Simultaneous Elemental Composition and Size Distributions of Submicron Particles in Real Time Using Laser Atomization Ionization Mass Spectrometry

Abstract

Composition and size of individual submicron particles have been measured using a laser atomization ionization mass spectrometry technique, the Particle Blaster. Individual particles are quantitatively converted to atomic cations, providing information on both their complete elemental composition and particle size.

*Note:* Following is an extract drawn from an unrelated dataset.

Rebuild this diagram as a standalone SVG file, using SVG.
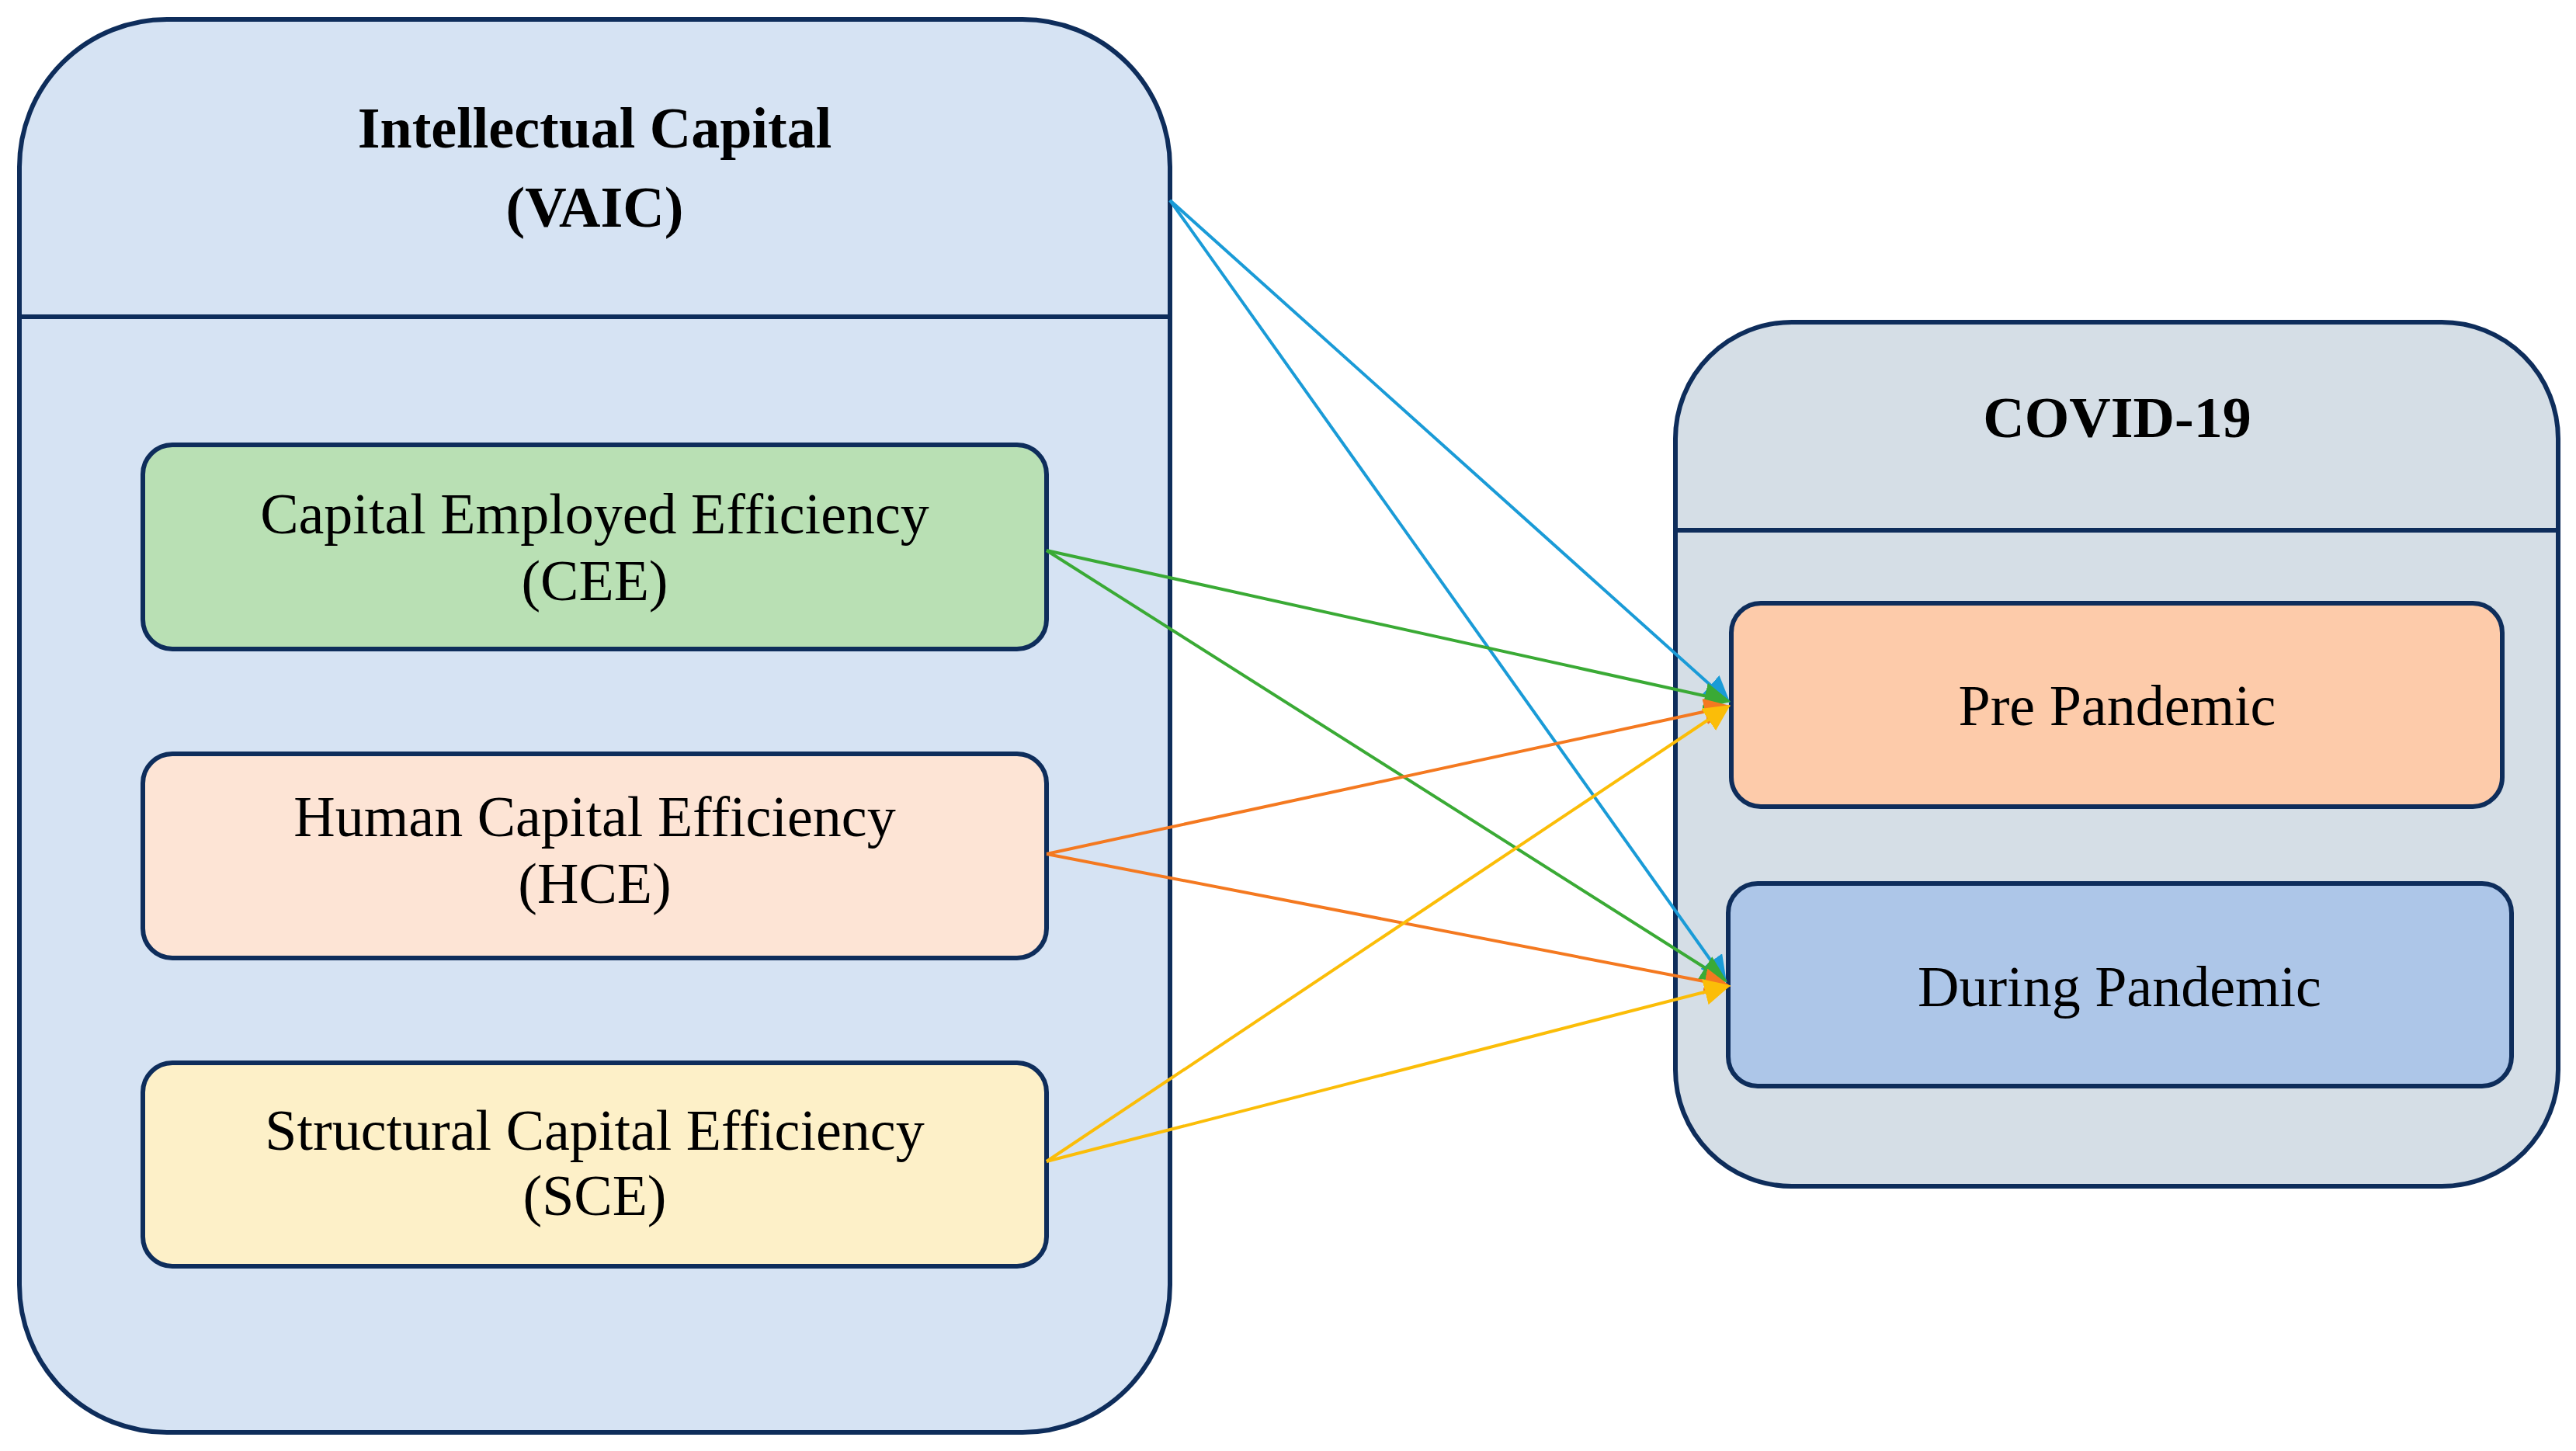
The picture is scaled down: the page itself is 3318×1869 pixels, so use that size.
<svg xmlns="http://www.w3.org/2000/svg" width="3318" height="1869" viewBox="0 0 3318 1869">
<style>
.c{stroke:#0e2d5b;stroke-width:6}
.t{font-family:"Liberation Serif",serif;font-size:74px;fill:#000;text-anchor:middle}
.b{font-weight:bold}
.a{fill:none;stroke-width:4}
</style>
<defs>
<marker id="mb" markerWidth="10" markerHeight="10" refX="9" refY="5" orient="auto" markerUnits="userSpaceOnUse" viewBox="0 0 10 10" ><path d="M0,0L10,5L0,10z" fill="#1a9bd7"/></marker>
<marker id="mg" viewBox="0 0 10 10" refX="9" refY="5" markerWidth="34" markerHeight="34" orient="auto" markerUnits="userSpaceOnUse"><path d="M0,0L10,5L0,10z" fill="#3aaa35"/></marker>
<marker id="mo" viewBox="0 0 10 10" refX="9" refY="5" markerWidth="34" markerHeight="34" orient="auto" markerUnits="userSpaceOnUse"><path d="M0,0L10,5L0,10z" fill="#f47920"/></marker>
<marker id="my" viewBox="0 0 10 10" refX="9" refY="5" markerWidth="34" markerHeight="34" orient="auto" markerUnits="userSpaceOnUse"><path d="M0,0L10,5L0,10z" fill="#fbbd08"/></marker>
<marker id="mbl" viewBox="0 0 10 10" refX="9" refY="5" markerWidth="34" markerHeight="34" orient="auto" markerUnits="userSpaceOnUse"><path d="M0,0L10,5L0,10z" fill="#1a9bd7"/></marker>
</defs>
<g id="ic">
<rect class="c" x="25" y="25" width="1482" height="1820" rx="190" fill="#d6e3f3"/>
<line class="c" x1="25" y1="408" x2="1507" y2="408" stroke-width="4"/>
<text class="t b" x="766" y="190">Intellectual Capital</text>
<text class="t b" x="766" y="292">(VAIC)</text>
</g>
<g id="cee"><rect class="c" x="184" y="573" width="1164" height="263" rx="38" fill="#b9e0b4"/>
<text class="t" x="766" y="687">Capital Employed Efficiency</text><text class="t" x="766" y="773">(CEE)</text></g>
<g id="hce"><rect class="c" x="184" y="971" width="1164" height="263" rx="38" fill="#fde4d5"/>
<text class="t" x="766" y="1077">Human Capital Efficiency</text><text class="t" x="766" y="1163">(HCE)</text></g>
<g id="sce"><rect class="c" x="184" y="1369" width="1164" height="262" rx="38" fill="#fdf0c8"/>
<text class="t" x="766" y="1481">Structural Capital Efficiency</text><text class="t" x="766" y="1565">(SCE)</text></g>
<g id="covid">
<rect class="c" x="2158" y="415" width="1137" height="1113" rx="150" fill="#d5dee6"/>
<line class="c" x1="2158" y1="683" x2="3295" y2="683" stroke-width="4"/>
<text class="t b" x="2727" y="563">COVID-19</text>
</g>
<g id="pre"><rect class="c" x="2230" y="777" width="993" height="262" rx="38" fill="#fdcbaa"/>
<text class="t" x="2727" y="934">Pre Pandemic</text></g>
<g id="during"><rect class="c" x="2226" y="1138" width="1009" height="261" rx="38" fill="#adc6e8"/>
<text class="t" x="2730" y="1296">During Pandemic</text></g>
<g id="connectors">
<path class="a" stroke="#1a9bd7" d="M1507,258L2226,903" marker-end="url(#mbl)"/>
<path class="a" stroke="#1a9bd7" d="M1507,258L2222,1263" marker-end="url(#mbl)"/>
<path class="a" stroke="#3aaa35" d="M1348,709L2226,903" marker-end="url(#mg)"/>
<path class="a" stroke="#3aaa35" d="M1348,709L2222,1263" marker-end="url(#mg)"/>
<path class="a" stroke="#f47920" d="M1348,1100L2226,910" marker-end="url(#mo)"/>
<path class="a" stroke="#f47920" d="M1348,1100L2226,1270" marker-end="url(#mo)"/>
<path class="a" stroke="#fbbd08" d="M1348,1496L2226,910" marker-end="url(#my)"/>
<path class="a" stroke="#fbbd08" d="M1348,1496L2226,1270" marker-end="url(#my)"/>
</g>
</svg>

Measured average atomic ratios for 100 nm particles of sodium chloride is 1.12 +- 0.36 (Cl:Na), for 50 nm particles of silica is 1.93 +- 0.52 (O:Si), and for 64 nm polystyrene latex spheres (PSL) is 1.13 +- 0.19 (H:C), in excellent agreement with the empirical formulae. Calculated particle sizes agree well with electrostatic classifier or TEM measurements in the size range of 17-900 nm diameter for particles of sodium chloride, silicon, and PSL. Size distributions are also obtain able, giving narrower distributions than are measured with an electrostatic classifier, for particles of alumina, silica, sodium chloride, and PSL spheres. Comparison with TEM data shows comparable primary particle sizes, but numerous particle aggregates are detected by the Particle Blaster which are unreported by the TEM measurements.